■ **Exercise brief**: Return the lines below exactly, from the first line to the line that contains "top:114px; font-size:90px; color:#fff;". Leave out pictures.

■ **Dataset excerpt**:

** BEGIN **

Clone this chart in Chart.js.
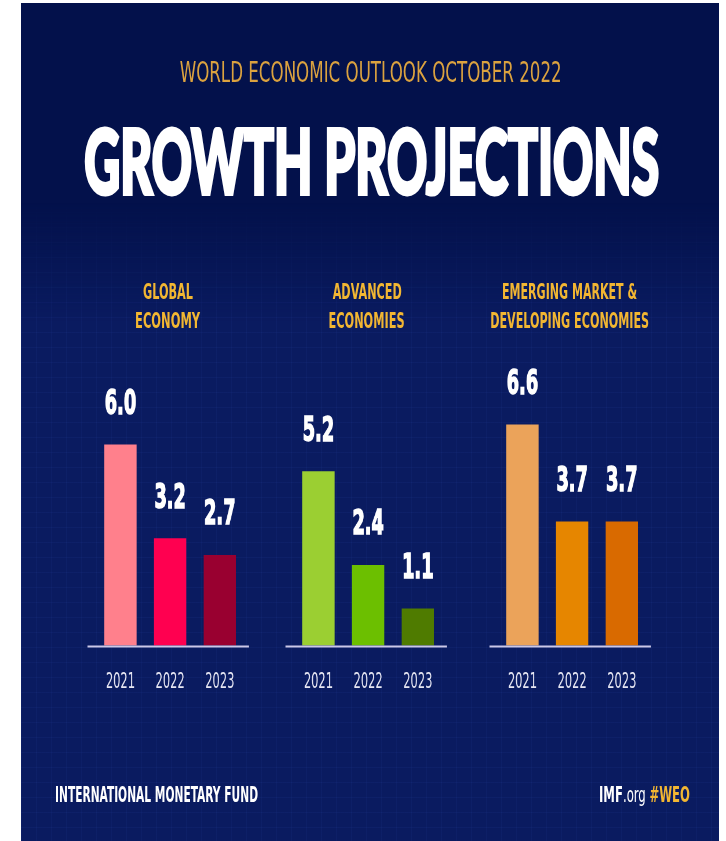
<!DOCTYPE html>
<html>
<head>
<meta charset="utf-8">
<title>Growth Projections</title>
<script src="https://cdn.jsdelivr.net/npm/chart.js@4.4.0/dist/chart.umd.min.js"></script>
<style>
  html, body { margin: 0; padding: 0; background: #fff; }
  body { width: 726px; height: 841px; position: relative; overflow: hidden;
         font-family: "DejaVu Sans Condensed", "Liberation Sans Narrow", sans-serif; }
  #panel { position: absolute; left: 21px; top: 3px; width: 698px; height: 838px; background: #03114b; overflow: hidden; }
  #mesh { position: absolute; left: 0; top: 200px; width: 100%; height: 640px;
          background:
            repeating-linear-gradient(0deg, rgba(70, 110, 230, 0.06) 0 1px, transparent 1px 15px),
            repeating-linear-gradient(90deg, rgba(70, 110, 230, 0.05) 0 1px, transparent 1px 15px),
            #0a1b60;
          -webkit-mask-image: linear-gradient(180deg, transparent 0, #000 120px);
          mask-image: linear-gradient(180deg, transparent 0, #000 120px); }
  .line { position: absolute; white-space: nowrap; line-height: 1; }
  .line span { display: inline-block; }
  .c { width: 1000px; text-align: center; }
  .c span { transform-origin: center top; }
  .l span { transform-origin: left top; }
  .gold { color: #f2b632; font-weight: bold; font-size: 21px; }
  #title { width: 2000px; -webkit-text-stroke: 4px #fff; }
  canvas.grp { position: absolute; transform-origin: 0 0; transform: scaleX(0.58); }
</style>
</head>
<body>
<div id="panel"><div id="mesh"></div></div>

<div class="line c fit" data-w="382" style="left:-129px; top:58px; font-size:29px; color:#dba23f;"><span>WORLD ECONOMIC OUTLOOK OCTOBER 2022</span></div>
<div id="title" class="line c fit" data-w="575" style="left:-628px; top:114px; font-size:90px; color:#fff; font-family:Lato, 'DejaVu Sans', sans-serif; font-weight:900;"><span>GROWTH PROJECTIONS</span></div>

<div class="line c fit gold" data-w="50" style="left:-332px; top:282px;"><span>GLOBAL</span></div>
<div class="line c fit gold" data-w="65" style="left:-332px; top:311px;"><span>ECONOMY</span></div>
<div class="line c fit gold" data-w="69" style="left:-133px; top:282px;"><span>ADVANCED</span></div>
<div class="line c fit gold" data-w="76" style="left:-133px; top:311px;"><span>ECONOMIES</span></div>
<div class="line c fit gold" data-w="135" style="left:70px; top:282px;"><span>EMERGING MARKET &amp;</span></div>
<div class="line c fit gold" data-w="159" style="left:70px; top:311px;"><span>DEVELOPING ECONOMIES</span></div>

<canvas id="cGlobal" class="grp" width="297" height="420" style="left:84px; top:300px;"></canvas>
<canvas id="cAdvanced" class="grp" width="297" height="420" style="left:282px; top:300px;"></canvas>
<canvas id="cEmerging" class="grp" width="297" height="420" style="left:486px; top:300px;"></canvas>

<div class="line l fit" data-w="203" style="left:55px; top:784px; font-size:22px; color:#fff; font-weight:bold;"><span>INTERNATIONAL MONETARY FUND</span></div>
<div class="line l fit" data-w="91" style="left:599px; top:784px; font-size:22px; color:#fff;"><span><b>IMF</b>.org <b style="color:#f2b632;">#WEO</b></span></div>

<script>
var years = ['2021', '2022', '2023'];
var globalEconomy = [6.0, 3.2, 2.7];
var advancedEconomies = [5.2, 2.4, 1.1];
var emergingEconomies = [6.6, 3.7, 3.7];

var globalColors = ['#ff808c', '#ff0050', '#990030'];
var advancedColors = ['#9bcf32', '#6cbf00', '#4f7b00'];
var emergingColors = ['#eba35a', '#e68600', '#d96a00'];

var condensed = '"DejaVu Sans Condensed", "Liberation Sans Narrow", sans-serif';

// squeeze each header line to its width in the reference
function fitLines() {
    document.querySelectorAll('.fit').forEach(function (el) {
        var span = el.firstElementChild;
        var w = span.getBoundingClientRect().width;
        var target = parseFloat(el.getAttribute('data-w'));
        if (w > 0) span.style.transform = 'scaleX(' + (target / w) + ')';
    });
}

// baseline under the bars + value labels above each bar
var barDecor = {
    id: 'barDecor',
    afterDatasetsDraw: function (chart) {
        var ctx = chart.ctx;
        var area = chart.chartArea;
        var base = chart.scales.y.getPixelForValue(0);
        ctx.save();
        ctx.strokeStyle = '#cbc8e8';
        ctx.lineWidth = 2;
        ctx.beginPath();
        ctx.moveTo(area.left - 14, base + 1);
        ctx.lineTo(area.right + 7, base + 1);
        ctx.stroke();

        ctx.fillStyle = '#ffffff';
        ctx.strokeStyle = '#ffffff';
        ctx.lineWidth = 1.5;
        ctx.font = 'bold 34px ' + condensed;
        ctx.textAlign = 'center';
        ctx.textBaseline = 'alphabetic';
        var values = chart.data.datasets[0].data;
        chart.getDatasetMeta(0).data.forEach(function (bar, i) {
            var txt = values[i].toFixed(1);
            ctx.fillText(txt, bar.x, bar.y - 31);
            ctx.strokeText(txt, bar.x, bar.y - 31);
        });
        ctx.restore();
    }
};

function makeChart(id, values, colors) {
    var ctx = document.getElementById(id).getContext('2d');
    return new Chart(ctx, {
        type: 'bar',
        data: {
            labels: years,
            datasets: [{ data: values, backgroundColor: colors, borderWidth: 0, barThickness: 55 }]
        },
        options: {
            responsive: false,
            animation: false,
            layout: { padding: { left: 20, right: 20, top: 11, bottom: 2 } },
            scales: {
                x: {
                    grid: { display: false, drawTicks: false },
                    border: { display: false },
                    ticks: { color: '#e6e6f2', padding: 23, font: { family: condensed, size: 22 } }
                },
                y: { display: false, min: 0, max: 10 }
            },
            plugins: { legend: { display: false }, tooltip: { enabled: false } }
        },
        plugins: [barDecor]
    });
}

fitLines();
makeChart('cGlobal', globalEconomy, globalColors);
makeChart('cAdvanced', advancedEconomies, advancedColors);
makeChart('cEmerging', emergingEconomies, emergingColors);
</script>
</body>
</html>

** END **

■ **Solution**:
Clone this chart in Chart.js.
<!DOCTYPE html>
<html>
<head>
<meta charset="utf-8">
<title>Growth Projections</title>
<script src="https://cdn.jsdelivr.net/npm/chart.js@4.4.0/dist/chart.umd.min.js"></script>
<style>
  html, body { margin: 0; padding: 0; background: #fff; }
  body { width: 726px; height: 841px; position: relative; overflow: hidden;
         font-family: "DejaVu Sans Condensed", "Liberation Sans Narrow", sans-serif; }
  #panel { position: absolute; left: 21px; top: 3px; width: 698px; height: 838px; background: #03114b; overflow: hidden; }
  #mesh { position: absolute; left: 0; top: 200px; width: 100%; height: 640px;
          background:
            repeating-linear-gradient(0deg, rgba(70, 110, 230, 0.06) 0 1px, transparent 1px 15px),
            repeating-linear-gradient(90deg, rgba(70, 110, 230, 0.05) 0 1px, transparent 1px 15px),
            #0a1b60;
          -webkit-mask-image: linear-gradient(180deg, transparent 0, #000 120px);
          mask-image: linear-gradient(180deg, transparent 0, #000 120px); }
  .line { position: absolute; white-space: nowrap; line-height: 1; }
  .line span { display: inline-block; }
  .c { width: 1000px; text-align: center; }
  .c span { transform-origin: center top; }
  .l span { transform-origin: left top; }
  .gold { color: #f2b632; font-weight: bold; font-size: 21px; }
  #title { width: 2000px; -webkit-text-stroke: 4px #fff; }
  canvas.grp { position: absolute; transform-origin: 0 0; transform: scaleX(0.58); }
</style>
</head>
<body>
<div id="panel"><div id="mesh"></div></div>

<div class="line c fit" data-w="382" style="left:-129px; top:58px; font-size:29px; color:#dba23f;"><span>WORLD ECONOMIC OUTLOOK OCTOBER 2022</span></div>
<div id="title" class="line c fit" data-w="575" style="left:-628px; top:114px; font-size:90px; color:#fff; font-family:Lato, 'DejaVu Sans', sans-serif; font-weight:900;"><span>GROWTH PROJECTIONS</span></div>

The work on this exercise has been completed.